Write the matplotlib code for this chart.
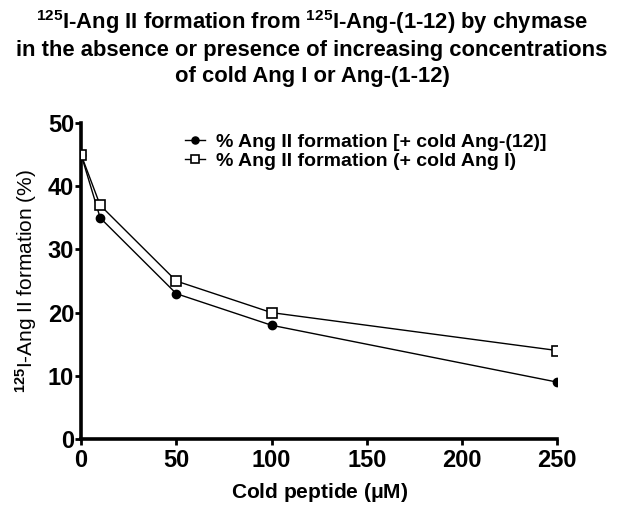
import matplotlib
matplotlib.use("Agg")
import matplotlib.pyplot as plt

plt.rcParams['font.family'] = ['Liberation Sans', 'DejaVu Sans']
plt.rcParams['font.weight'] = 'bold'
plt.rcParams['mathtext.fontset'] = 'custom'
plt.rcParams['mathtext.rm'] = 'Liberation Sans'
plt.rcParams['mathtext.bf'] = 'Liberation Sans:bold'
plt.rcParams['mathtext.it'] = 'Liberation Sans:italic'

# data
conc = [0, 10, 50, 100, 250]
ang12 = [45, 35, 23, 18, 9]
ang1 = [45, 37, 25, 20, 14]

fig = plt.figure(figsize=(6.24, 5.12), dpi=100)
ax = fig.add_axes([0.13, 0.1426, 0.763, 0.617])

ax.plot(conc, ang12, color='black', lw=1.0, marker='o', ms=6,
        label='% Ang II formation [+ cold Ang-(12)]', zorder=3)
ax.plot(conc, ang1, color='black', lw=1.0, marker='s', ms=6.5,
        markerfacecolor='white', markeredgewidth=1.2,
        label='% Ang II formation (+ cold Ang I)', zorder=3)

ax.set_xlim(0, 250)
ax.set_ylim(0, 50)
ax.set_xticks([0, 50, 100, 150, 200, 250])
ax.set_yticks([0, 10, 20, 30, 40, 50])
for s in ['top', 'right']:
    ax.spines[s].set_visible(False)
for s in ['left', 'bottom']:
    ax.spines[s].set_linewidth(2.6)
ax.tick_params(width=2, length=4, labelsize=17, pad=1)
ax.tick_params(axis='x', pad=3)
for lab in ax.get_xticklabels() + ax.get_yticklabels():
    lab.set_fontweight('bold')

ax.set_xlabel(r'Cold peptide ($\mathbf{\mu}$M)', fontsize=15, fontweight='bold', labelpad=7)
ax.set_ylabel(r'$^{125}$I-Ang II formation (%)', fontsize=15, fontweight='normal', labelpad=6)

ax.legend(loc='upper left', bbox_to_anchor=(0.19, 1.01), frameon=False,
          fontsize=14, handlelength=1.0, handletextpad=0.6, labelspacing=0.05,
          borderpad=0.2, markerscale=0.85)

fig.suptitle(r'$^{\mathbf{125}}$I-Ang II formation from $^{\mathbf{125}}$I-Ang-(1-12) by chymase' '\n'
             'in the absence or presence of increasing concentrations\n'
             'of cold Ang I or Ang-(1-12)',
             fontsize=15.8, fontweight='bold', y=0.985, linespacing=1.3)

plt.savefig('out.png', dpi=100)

- _Directions_: From the first line of the material down to the line containing "import matplotlib.pyplot as plt", inclusive, return each line exactly, skipping any picture.

- _Exercise answer_:
Write the matplotlib code for this chart.
import matplotlib
matplotlib.use("Agg")
import matplotlib.pyplot as plt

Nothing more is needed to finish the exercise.